ブラックペッパー:私はこの訳はひっかからずに読めました。ヘヴンの言葉もおかしいなとは思ったけど、読めちゃった。最後はどうなるかなんてことは気にせず読む物語。強く思ったことが2つあって、コンビーフとチョコレーはもうしばらく食べなくていいな(彼らがコンビーフとチョコばかり食べてるから)っていうことと、謎を解明したくなる気持ちが強いってこと。グランパとヘヴンアイズの正体はいかに?

すあま:夢に出てきてしまいました。最初、ジャニュアリーは「いまここにはいない」と書いてあるので、死んでしまうのかとずっと気になっていました。ジャニュアリーだけは馴染めないようなので心配してたのに、最後お母さんが迎えにきたので、なんとなく拍子抜けしてしまった。ヘヴンアイズは、カッパの女の子を思い描いてしまった。魚っぽい感じかな。でも、意外ときれいに収束してしまったのが、気になりました。ふしぎな世界の話って、もやもやとしたものが残るのに、水かき以外のことはきれいに片付いちゃった。超現実のようでリアリティがある話になってしまった。
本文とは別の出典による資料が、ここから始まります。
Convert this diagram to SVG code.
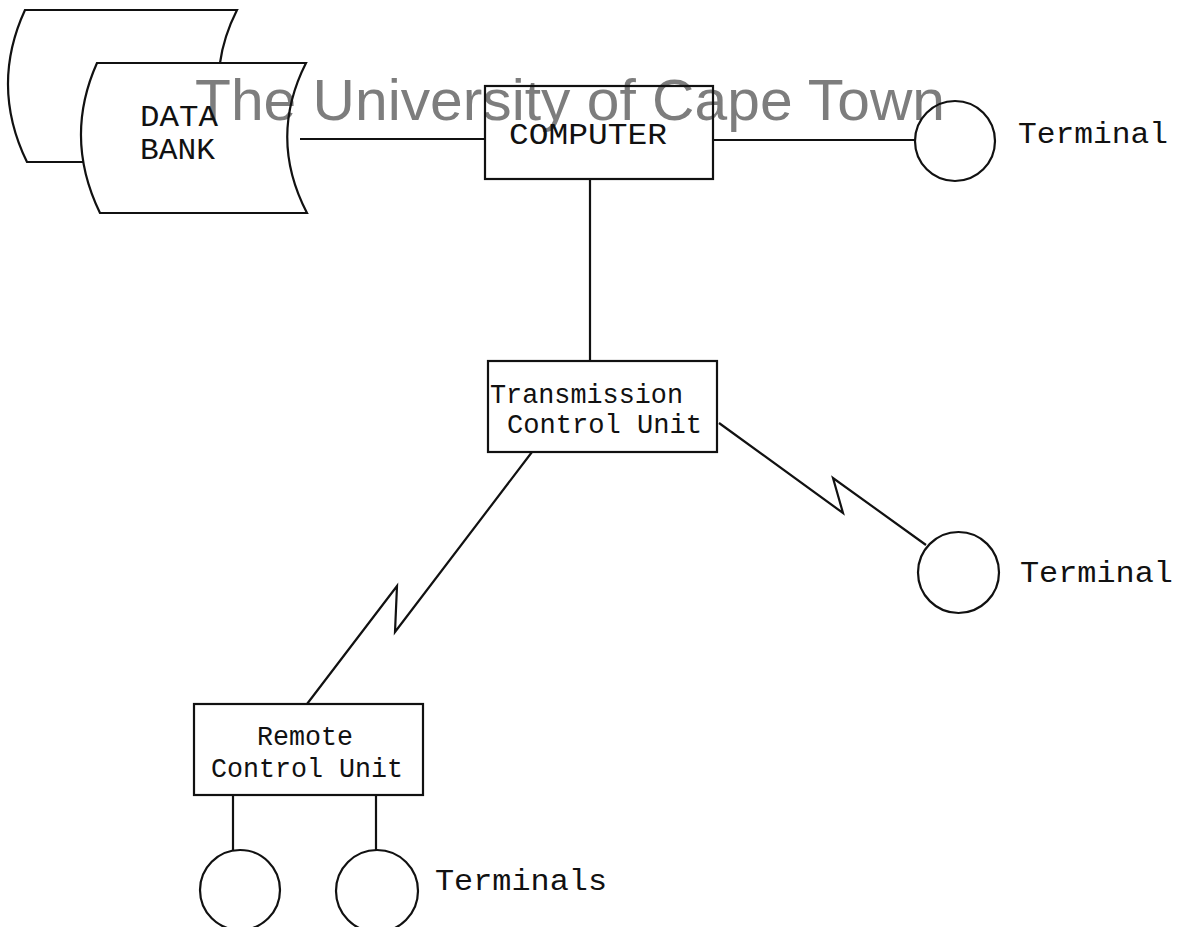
<svg xmlns="http://www.w3.org/2000/svg" width="1185" height="927" viewBox="0 0 1185 927">
<style>
.ln{fill:none;stroke:#111;stroke-width:2.2;stroke-linejoin:miter}
.tw{font-family:"Liberation Mono","Courier New",monospace;font-size:30px;fill:#111}
.tw2{font-family:"Liberation Mono","Courier New",monospace;font-size:27px;fill:#111}
.wm{font-family:"Liberation Sans",Arial,sans-serif;font-size:57px;fill:#7d7d7d}
</style>
<rect width="1185" height="927" fill="#fff"/>
<text class="wm" x="195" y="120" textLength="750" lengthAdjust="spacingAndGlyphs">The University of Cape Town</text>
<g id="connectors">
<line class="ln" x1="300" y1="139" x2="485" y2="139"/>
<line class="ln" x1="713" y1="140" x2="915" y2="140"/>
<line class="ln" x1="590" y1="179" x2="590" y2="361"/>
<polyline class="ln" points="532,452 395,632 397,586 307,704"/>
<polyline class="ln" points="719,423 843,513 833,478 926,545"/>
<line class="ln" x1="233" y1="795" x2="233" y2="850"/>
<line class="ln" x1="376" y1="795" x2="376" y2="850"/>
</g>
<g id="databank">
<path class="ln" d="M220,63 Q223.6,36.5 237,10 L25,10 Q-10,86 27,162 L83,162"/>
<path class="ln" d="M97,63 L306,63 Q268,138 307,213 L100,213 Q63.5,138 97,63 Z"/>
<text class="tw" x="140" y="126" textLength="78" lengthAdjust="spacingAndGlyphs">DATA</text>
<text class="tw" x="140" y="159" textLength="75" lengthAdjust="spacingAndGlyphs">BANK</text>
</g>
<g id="computer">
<rect class="ln" x="485" y="86" width="228" height="93"/>
<text class="tw" x="509" y="144" textLength="158" lengthAdjust="spacingAndGlyphs">COMPUTER</text>
</g>
<g id="terminal-top">
<circle class="ln" cx="955" cy="141" r="40"/>
<text class="tw" x="1018" y="143" textLength="150" lengthAdjust="spacingAndGlyphs">Terminal</text>
</g>
<g id="tcu">
<rect class="ln" x="488" y="361" width="229" height="91"/>
<text class="tw2" x="490" y="403" textLength="193" lengthAdjust="spacingAndGlyphs">Transmission</text>
<text class="tw2" x="507" y="433" textLength="195" lengthAdjust="spacingAndGlyphs">Control Unit</text>
</g>
<g id="terminal-mid">
<circle class="ln" cx="958.5" cy="572.5" r="40.5"/>
<text class="tw" x="1020" y="582" textLength="153" lengthAdjust="spacingAndGlyphs">Terminal</text>
</g>
<g id="rcu">
<rect class="ln" x="194" y="704" width="229" height="91"/>
<text class="tw2" x="257" y="745" textLength="96" lengthAdjust="spacingAndGlyphs">Remote</text>
<text class="tw2" x="211" y="777" textLength="192" lengthAdjust="spacingAndGlyphs">Control Unit</text>
</g>
<g id="terminals">
<circle class="ln" cx="240" cy="890" r="40"/>
<circle class="ln" cx="377" cy="891" r="41"/>
<text class="tw" x="435" y="890" textLength="172" lengthAdjust="spacingAndGlyphs">Terminals</text>
</g>
</svg>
トチ:アーモンドが書いているのは、『肩胛骨は翼のなごり』(ああ、なんて変な邦訳タイトル!)にしても、この作品にしても「奇跡の物語」なんじゃないかしら。普通だったら嫌悪感をもよおす人物や物体が奇跡を起こす。『肩胛骨〜』では、それが納屋にいるホームレスのような男だし、この作品では泥の中から出た死体というわけ。だから、最後にお母さんが現れるという個所も、私は「奇跡」と考えて感動しました。未訳の『カウンティング・スターズ』なんかも素晴らしいし、どの作品も文学的価値が高く、私は大ファンなんですけれど、ファンとしてはもう少し違うテーマのものも読みたいな。あと、この作品は一人称で、女の子の目から書かれているんだけど、心象風景の部分は高度に文学的な、大人の目で書かれているのね。女の子の子どもっぽい言葉と、心象風景の大人っぽい語り口のギャップが、訳すうえでとても難しいんじゃないかな。原文を読んでないからなんとも言えないけれど、そのギャップが訳を読んでいて少しひっかかりました。冒頭の女の子の言葉なんか、そんなに子どもっぽく訳さなくてもよかったのでは? ところで、「ヘヴンアイズ」ってなんなんでしょうね? 感動しながら読んだんだけど、非キリスト教国に生まれた私には、根っこの根っこまでしっかり理解できていないのかも。